In the rounded and developed nature there must be a deep vein of the Idealism which grows out of the vision of things in their large relations—out of a view of men ample enough to discern not only what they are at this stage of development, but what they may become when development has been completed. Nothing is more essential than the courage, the joy, and the insight which grow out of such an Idealism, and no spiritual possession is more easily lost. The spiritual depression of a reactionary period, the routine of work, the immersion in the stream of events, the decline of moral energy, conspire to blight this noble use of the imagination, and to chill the faith which makes creative living and working possible. The familiar companionship of the great Idealists is one of the greatest resources against the paralysis of this faith and the decay of this faculty.

 

Chapter XXIV.

Retrospect.

The books of four great writers have been used almost exclusively by way of illustration throughout this discussion of the relation of books to culture. This limited selection may have seemed at times too narrow and rigid; it may have conveyed an impression of insensibility to the vast range and the great variety of literary forms and products, and of indifference to contemporary writing. It needs to be said, therefore, that the constant reference to Homer, Dante, Shakespeare, and Goethe has been made for the sake of clearness and force of illustration, and not, in any sense, as applying an exclusive principle of selection. The books of life are to be found in every language, and are the product of almost every age; and no one attains genuine culture who does not, through them, make himself familiar with the life of each successive generation. To be ignorant of the thought and art of one's time involves a narrowness of intelligence which is inconsistent with the maturity of taste and ripeness of nature which have been emphasised in these chapters as the highest and finest fruits of culture. The more generous a man's culture becomes, the more catholic becomes his taste and the keener his insight. The man of highest intelligence will be the first to recognise the fresh touch, the new point of view, the broader thought. He will bring to the books of his own time not only a trained instinct for sound work, but a deep sympathy with the latest effort of the human spirit to express itself in new forms. So deep and real will be his feeling for life that he will be eager to understand and possess every fresh manifestation of that life. However novel and unconventional the new form may be, it will not make its appeal to him in vain.

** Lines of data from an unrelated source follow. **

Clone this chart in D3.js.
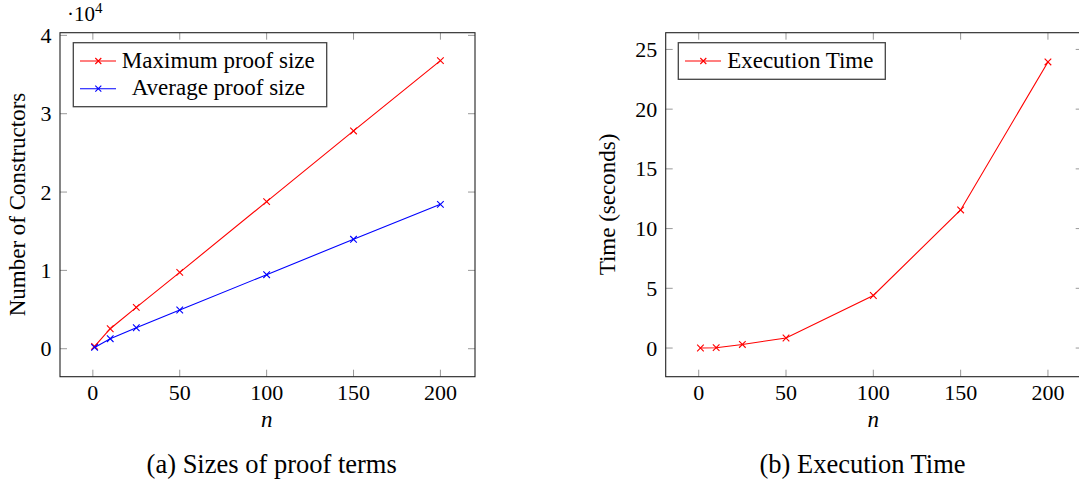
<!DOCTYPE html>
<html>
<head>
<meta charset="utf-8">
<script src="https://cdn.jsdelivr.net/npm/d3@7"></script>
<style>
  body { margin: 0; background: #fff; }
  text { font-family: "Liberation Serif", "Times New Roman", serif; fill: #000; }
</style>
</head>
<body>
<script>
const w = 1079;
const h = 483;
const tickSize = 22;
const labelSize = 23;
const captionSize = 26.5;

// data
const nValues = [1, 10, 25, 50, 100, 150, 200];
const maxProofSize = [0.03, 0.255, 0.528, 0.975, 1.877, 2.78, 3.677]; // x 10^4
const avgProofSize = [0.017, 0.128, 0.268, 0.494, 0.945, 1.397, 1.843]; // x 10^4
const execTime = [0.0, 0.03, 0.3, 0.84, 4.4, 11.56, 23.95];

const xTicks = [0, 50, 100, 150, 200];
const sizeTicks = [0, 1, 2, 3, 4];
const timeTicks = [0, 5, 10, 15, 20, 25];

const svg = d3.select("body")
  .append("svg")
  .attr("width", w)
  .attr("height", h);

function crossPath(x, y, r) {
  return "M" + (x - r) + "," + (y - r) + "L" + (x + r) + "," + (y + r) +
    "M" + (x - r) + "," + (y + r) + "L" + (x + r) + "," + (y - r);
}

function drawPanel(opt) {
  const left = opt.left, right = opt.right, top = 32.7, bottom = 376.7;

  const xScale = d3.scaleLinear()
    .domain([-18.9, 219.9])
    .range([left, right]);

  const yScale = d3.scaleLinear()
    .domain(opt.yDomain)
    .range([bottom, top]);

  const g = svg.append("g");

  // ticks inside, on all four sides
  const tickLen = 7;
  const ticks = g.append("g").attr("stroke", "#999").attr("stroke-width", 1);
  xTicks.forEach(t => {
    const x = xScale(t);
    ticks.append("line").attr("x1", x).attr("x2", x).attr("y1", bottom).attr("y2", bottom - tickLen);
    ticks.append("line").attr("x1", x).attr("x2", x).attr("y1", top).attr("y2", top + tickLen);
  });
  opt.yTicks.forEach(t => {
    const y = yScale(t);
    ticks.append("line").attr("x1", left).attr("x2", left + tickLen).attr("y1", y).attr("y2", y);
    ticks.append("line").attr("x1", right).attr("x2", right - tickLen).attr("y1", y).attr("y2", y);
  });

  // frame
  g.append("rect")
    .attr("x", left)
    .attr("y", top)
    .attr("width", right - left)
    .attr("height", bottom - top)
    .attr("fill", "none")
    .attr("stroke", "#222")
    .attr("stroke-width", 1.1);

  // tick labels
  g.selectAll(".xlab")
    .data(xTicks)
    .enter().append("text")
    .attr("x", d => xScale(d))
    .attr("y", 400)
    .attr("text-anchor", "middle")
    .style("font-size", tickSize + "px")
    .text(d => d);

  g.selectAll(".ylab")
    .data(opt.yTicks)
    .enter().append("text")
    .attr("x", left - 8.5)
    .attr("y", d => yScale(d) + 7.5)
    .attr("text-anchor", "end")
    .style("font-size", tickSize + "px")
    .text(d => d);

  // axis labels
  g.append("text")
    .attr("x", xScale(100))
    .attr("y", 427)
    .attr("text-anchor", "middle")
    .style("font-size", labelSize + "px")
    .style("font-style", "italic")
    .text("n");

  g.append("text")
    .attr("transform", "translate(" + opt.yLabelX + ",204.5) rotate(-90)")
    .attr("text-anchor", "middle")
    .style("font-size", labelSize + "px")
    .text(opt.yLabel);

  g.append("text")
    .attr("x", opt.captionX)
    .attr("y", 473.3)
    .attr("text-anchor", "middle")
    .style("font-size", captionSize + "px")
    .text(opt.caption);

  // series
  const line = d3.line()
    .x((d, i) => xScale(nValues[i]))
    .y(d => yScale(d));

  opt.series.forEach(s => {
    g.append("path")
      .datum(s.values)
      .attr("d", line)
      .attr("fill", "none")
      .attr("stroke", s.color)
      .attr("stroke-width", 1.1);
    g.append("g")
      .selectAll("path")
      .data(s.values)
      .enter().append("path")
      .attr("d", (d, i) => crossPath(xScale(nValues[i]), yScale(d), 3.3))
      .attr("stroke", s.color)
      .attr("stroke-width", 1.1)
      .attr("fill", "none");
  });

  // legend
  const lg = opt.legend;
  g.append("rect")
    .attr("x", lg.x)
    .attr("y", lg.y)
    .attr("width", lg.w)
    .attr("height", lg.h)
    .attr("fill", "#fff")
    .attr("stroke", "#444")
    .attr("stroke-width", 1.3);

  opt.series.forEach((s, i) => {
    const ly = lg.y + 18.3 + i * 27.7;
    g.append("line")
      .attr("x1", lg.x + 6.7)
      .attr("x2", lg.x + 42.7)
      .attr("y1", ly)
      .attr("y2", ly)
      .attr("stroke", s.color)
      .attr("stroke-width", 1.1);
    g.append("path")
      .attr("d", crossPath(lg.x + 25, ly, 3))
      .attr("stroke", s.color)
      .attr("stroke-width", 1.1);
    g.append("text")
      .attr("x", lg.textCenter)
      .attr("y", ly + 6.5)
      .attr("text-anchor", "middle")
      .style("font-size", labelSize + "px")
      .text(s.name);
  });

  return g;
}

drawPanel({
  left: 60,
  right: 475,
  yDomain: [-0.357, 4.034],
  yTicks: sizeTicks,
  yLabel: "Number of Constructors",
  yLabelX: 25,
  caption: "(a) Sizes of proof terms",
  captionX: 271.7,
  series: [
    { name: "Maximum proof size", values: maxProofSize, color: "#ff0000" },
    { name: "Average proof size", values: avgProofSize, color: "#0000ff" }
  ],
  legend: { x: 73.3, y: 42.7, w: 253.4, h: 64, textCenter: 218.3 }
});

// exponent label
const expo = svg.append("text")
  .attr("x", 67)
  .attr("y", 20.5)
  .style("font-size", "21px");
expo.append("tspan").text("\u00b710");
expo.append("tspan")
  .attr("dy", -8)
  .style("font-size", "15px")
  .text("4");

drawPanel({
  left: 665.7,
  right: 1082.7,
  yDomain: [-2.4, 26.4],
  yTicks: timeTicks,
  yLabel: "Time (seconds)",
  yLabelX: 615,
  caption: "(b) Execution Time",
  captionX: 862.5,
  series: [
    { name: "Execution Time", values: execTime, color: "#ff0000" }
  ],
  legend: { x: 678.3, y: 42.7, w: 207, h: 36.6, textCenter: 800.3 }
});
</script>
</body>
</html>
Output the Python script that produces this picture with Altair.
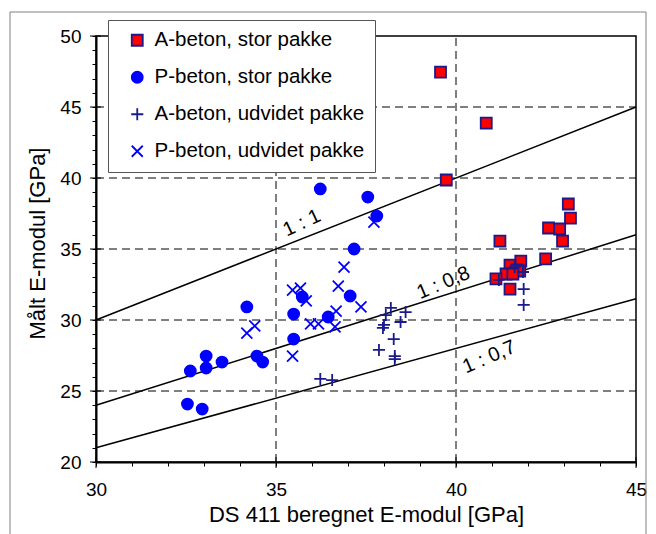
import altair as alt
import pandas as pd

FONT = "Liberation Sans"

series_names = ["A-beton, stor pakke", "P-beton, stor pakke",
                "A-beton, udvidet pakke", "P-beton, udvidet pakke"]
series_shapes = ["square", "circle", "M-1.1,0L1.1,0M0,-1.1L0,1.1", "M-1,-1L1,1M-1,1L1,-1"]
series_fills = ["#ff0000", "#0000ff", "transparent", "transparent"]
series_strokes = ["#1a1a8c", "#0000ff", "#1a1a8c", "#0000ff"]

a_stor_x = [39.57, 40.84, 39.73, 43.12, 43.18, 42.57, 42.88, 42.96, 41.22, 42.49,
            41.80, 41.50, 41.69, 41.77, 41.39, 41.58, 41.11, 41.50]
a_stor_y = [47.46, 43.87, 39.86, 38.17, 37.18, 36.48, 36.41, 35.56, 35.56, 34.30,
            34.15, 33.87, 33.52, 33.45, 33.24, 33.24, 32.89, 32.18]

p_stor_x = [34.19, 33.06, 33.50, 32.62, 33.06, 34.47, 34.63, 32.54, 32.95, 35.49,
            35.49, 36.23, 37.55, 37.80, 37.17, 35.73, 37.06, 36.45]
p_stor_y = [30.92, 27.46, 27.04, 26.41, 26.62, 27.46, 27.04, 24.08, 23.73, 30.42,
            28.66, 39.23, 38.66, 37.32, 35.00, 31.62, 31.69, 30.21]

a_udv_x = [38.19, 38.60, 38.05, 38.46, 38.00, 37.97, 38.27, 37.86, 38.30, 38.30,
           36.23, 36.56, 41.63, 41.86, 41.88, 41.88, 41.19]
a_udv_y = [30.85, 30.56, 30.35, 29.86, 29.65, 29.44, 28.66, 27.89, 27.46, 27.25,
           25.85, 25.77, 33.73, 33.38, 32.18, 31.06, 32.82]

p_udv_x = [34.19, 34.41, 35.46, 35.46, 35.68, 35.84, 35.96, 36.18, 36.64, 36.67,
           36.73, 36.89, 37.36, 37.72]
p_udv_y = [29.08, 29.58, 27.46, 32.11, 32.25, 31.34, 29.72, 29.72, 29.51, 30.63,
           32.39, 33.73, 30.92, 36.90]

ratios = [1.0, 0.8, 0.7]
line_x_ends = [30, 45]

label_text = ["1 : 1", "1 : 0,8", "1 : 0,7"]
label_x = [35.72, 39.65, 40.92]
label_y = [36.83, 32.61, 27.39]
label_angle = [335, 337, 337]

grid_x = [35, 40]
grid_y = [25, 30, 35, 40, 45]
x_ticks = list(range(30, 46))
y_ticks = list(range(20, 51))
x_major = [30, 35, 40, 45]
y_major = [20, 25, 30, 35, 40, 45, 50]

W, H = 540, 426
XMIN, XMAX, YMIN, YMAX = 30, 45, 20, 50
px_x = W / (XMAX - XMIN)
px_y = H / (YMAX - YMIN)

# ---- data frames
rows = []
for name, xs, ys in zip(series_names, [a_stor_x, p_stor_x, a_udv_x, p_udv_x],
                        [a_stor_y, p_stor_y, a_udv_y, p_udv_y]):
    for x, y in zip(xs, ys):
        rows.append({"x": x, "y": y, "serie": name})
pts = pd.DataFrame(rows)

lines = pd.DataFrame([{"x": x, "y": r * x, "r": str(r)} for r in ratios for x in line_x_ends])
labels = pd.DataFrame({"x": label_x, "y": label_y, "t": label_text, "a": label_angle})

xs = alt.Scale(domain=[XMIN, XMAX], nice=False, zero=False)
ys = alt.Scale(domain=[YMIN, YMAX], nice=False, zero=False)

x_axis = alt.Axis(values=x_ticks, tickCount=len(x_ticks),
                  labelExpr="datum.value % 5 === 0 ? datum.label : ''",
                  grid=False, tickSize=4, tickColor="black", tickWidth=1,
                  domainColor="black", domainWidth=2, labelFont=FONT, labelFontSize=19,
                  labelColor="black", labelPadding=14, labelFlush=False, labelOverlap=False,
                  title="DS 411 beregnet E-modul [GPa]", titleFont=FONT, titleFontSize=22,
                  titleFontWeight="normal", titleColor="black", titleY=59,
                  titleBaseline="alphabetic")
y_axis = alt.Axis(values=y_ticks, tickCount=len(y_ticks),
                  labelExpr="datum.value % 5 === 0 ? datum.label : ''",
                  grid=False, tickSize=4, tickColor="black", tickWidth=1,
                  domainColor="black", domainWidth=2, labelFont=FONT, labelFontSize=19,
                  labelColor="black", labelPadding=11, labelFlush=False, labelOverlap=False,
                  title="Målt E-modul [GPa]", titleFont=FONT, titleFontSize=22,
                  titleFontWeight="normal", titleColor="black", titleX=-52, titleY=207,
                  titleBaseline="alphabetic", titleAngle=270)

base_x = alt.X("x:Q", scale=xs, axis=x_axis)
base_y = alt.Y("y:Q", scale=ys, axis=y_axis)

frame = alt.Chart(pd.DataFrame({"d": [0]})).mark_rect(
    filled=False, stroke="#808080", strokeWidth=1
).encode(x=alt.value(-86), x2=alt.value(550), y=alt.value(-24), y2=alt.value(510))

gx = alt.Chart(pd.DataFrame({"x": grid_x})).mark_rule(
    color="black", strokeWidth=1, strokeDash=[8, 5]
).encode(x=base_x, y=alt.datum(YMIN, type="quantitative"), y2=alt.datum(YMAX))

gy = alt.Chart(pd.DataFrame({"y": grid_y})).mark_rule(
    color="black", strokeWidth=1, strokeDash=[8, 5]
).encode(y=base_y, x=alt.datum(XMIN, type="quantitative"), x2=alt.datum(XMAX))

tx = alt.Chart(pd.DataFrame({"x": x_major})).mark_rule(color="black", strokeWidth=1).encode(
    x=base_x, y=alt.datum(YMIN - 6 / px_y, type="quantitative"), y2=alt.datum(YMIN + 5 / px_y))
ty = alt.Chart(pd.DataFrame({"y": y_major})).mark_rule(color="black", strokeWidth=1).encode(
    y=base_y, x=alt.datum(XMIN - 6 / px_x, type="quantitative"), x2=alt.datum(XMIN + 5 / px_x))

ref = alt.Chart(lines).mark_line(color="black", strokeWidth=1.5).encode(
    x=base_x, y=base_y, detail="r:N")

txt = alt.Chart(labels).mark_text(font=FONT, fontSize=20, color="black").encode(
    x=base_x, y=base_y, text="t:N", angle=alt.Angle("a:Q", scale=None))

points = alt.Chart(pts).mark_point(opacity=1, strokeWidth=1.8, size=121).encode(
    x=base_x, y=base_y,
    shape=alt.Shape("serie:N", scale=alt.Scale(domain=series_names, range=series_shapes), title=None),
    fill=alt.Fill("serie:N", scale=alt.Scale(domain=series_names, range=series_fills), title=None),
    stroke=alt.Stroke("serie:N", scale=alt.Scale(domain=series_names, range=series_strokes), title=None),
)

chart = alt.layer(frame, gx, gy, tx, ty, ref, txt, points).properties(
    width=W, height=H,
    autosize=alt.AutoSizeParams(type="none"),
    padding={"left": 88, "top": 28, "right": 12, "bottom": 72},
).configure_view(stroke="black", strokeWidth=1.5).configure_legend(
    orient="none", legendX=12, legendY=-16, labelFont=FONT, labelFontSize=20.5,
    labelColor="black", symbolSize=121, symbolStrokeWidth=1.8, padding=10,
    rowPadding=16, symbolOffset=9, labelOffset=7, strokeColor="#555555",
    fillColor="white", labelLimit=400,
)

chart.save("out.html", embed_options={"renderer": "svg", "actions": False})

It remains true, however, that literature is a universal art, expressive and interpretative of the spirit of humanity, and that no man can make full acquaintance with that spirit who fails to make companionship with its greatest masters and interpreters. The appeal of contemporary books is so constant and urgent that it stands in small need of emphasis; but the claims of the rich and splendid literature of the past are often slighted or ignored. The supreme masters of an art ought to be the objects of constant study and thought; there is more of life, truth, and beauty in them than in their fellow-artists of narrower range of experience and artistic achievement. For this reason these greatest interpreters of the human spirit are in no sense exclusively of the past; they are of the present and the future. To know them is not only to know the particular periods in which they wrote, but to know our own period in the deepest sense. No man can better prepare himself to enter into the formative life of his time than by thoroughly familiarising himself with the greatest books of the past; for in these are revealed, not the secrets of past forms of life, but the secrets of that spirit whose historic life is one unbroken revelation of its nature and destiny. It is, therefore, no disparagement of the great company of writers who have been the secretaries of the race in all ages to fasten attention upon the claims of the four men of genius whom the world has accepted as the supreme masters of the art of literature, and to point out again the immense importance of their works in the educational life of the individual and of society.

It cannot be said too often that literature is the product of the continuous spiritual activity of the race; that it cannot be arbitrarily divided into periods save for mere convenience of arrangement; and that it is impossible to understand and value its latest products unless one is able to find their place and discern their value in the order of a spiritual development. To secure an adequate impression of this highest expression of the human spirit one must keep in view the work of the past quite as definitely as the work of the present; in such a broad survey there is a constant deliverance from the rashness of contemporary judgments, and from that narrowness of feeling which limits one's vital contact with the life of the race to the products of a single brief period.

In any attempt to indicate the fundamental significance of the art of literature in the educational development of the individual and of society there must also be a certain repetition of idea and of illustration. This limitation, if it be a limitation, is inherent in the very nature of the undertaking. Literature is, for purposes of comment and exposition, practically inexhaustible; its themes are as varied and as numerous as the objects upon which the mind can fasten and about which the imagination can play. But while its forms and products are almost without number, this magnificent growth has, in the last analysis, a single root, and in these brief chapters the endeavour has been made, very inadequately, to bring the mind to this deep and hidden unity of life and art. Information, instruction, delight, flow in a thousand rivulets from as many books, but there is a spring of life which feeds all these separate streams. From that unseen source flows the vitality which has given power and freshness to a host of noble works; from that source vitality also flows into every mind open to its incoming. A rich intellectual life is characterised not so much by profusion of ideas as by the application of a few formative ideas to life; not so much by multiplicity of detached thoughts as by the habit of thinking. The genius of Carlyle is evidenced not by prodigal growth of ideas, but by an impressive interpretation of life through the application to all its phenomena of a few ideas of great depth and range. And this is true of all the great writers who have given us fresh views of life from some central and commanding height rather than a succession of glimpses or outlooks from a great number of points. The closer the approach to the central force behind any course of development, the fewer in number are the elements involved. The rootage of literature in the spiritual nature and experience of the race is the fundamental fact not only in the history of this rich and splendid art, but in its relation to culture. From this rootage flows the vitality which imparts immortality to its noblest products, and which supplies an educational element unrivalled in its enriching and enlarging quality.